In Akira Kurasawa’s Ikiru, there are multiple shots where the main character looks down into a small plot in urban Tokyo that, having been bombed out during the war, is still a swamp and a public nuisance. Since the entire film is about the problem of urban renewal and the question of how a living space can be constructed by centralized authority, the figure of the high overpass looking down onto the tiny piece of land is one of the most significant perspective used (a perspective the camera shares in at points). One of my favorite films.

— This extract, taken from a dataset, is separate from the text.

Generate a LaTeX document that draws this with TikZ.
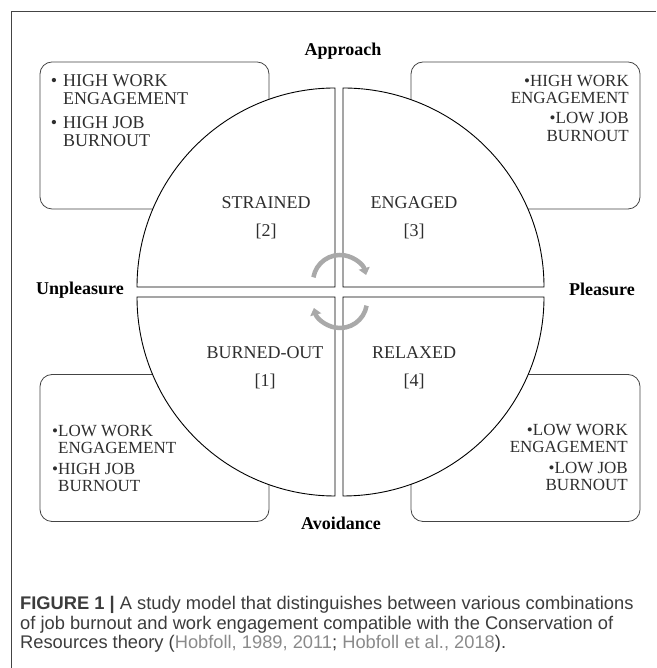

And you also reminded me of Jacob Riis’ How the Other Half Lives. I seem to recall that the text uses some very strange language to figure how roads intersect and overpass living communities but without actually entering into them (his whole theme being the ways that urban ethnic tenement communities don’t get incorporated into the larger city). I’ll have to check and see if there are any photographic images that express that idea.
Does anybody know please what part of London this depicts?
My understanding is that it isn’t anywhere; it’s a composite of various bits and pieces melded together by Doré’s fertile imagination. Look more closely and you can see that elements of the picture (What happens to the respective heights of the left and right row of slums? How high is that viaduct in the background, exactly?) don’t really add up.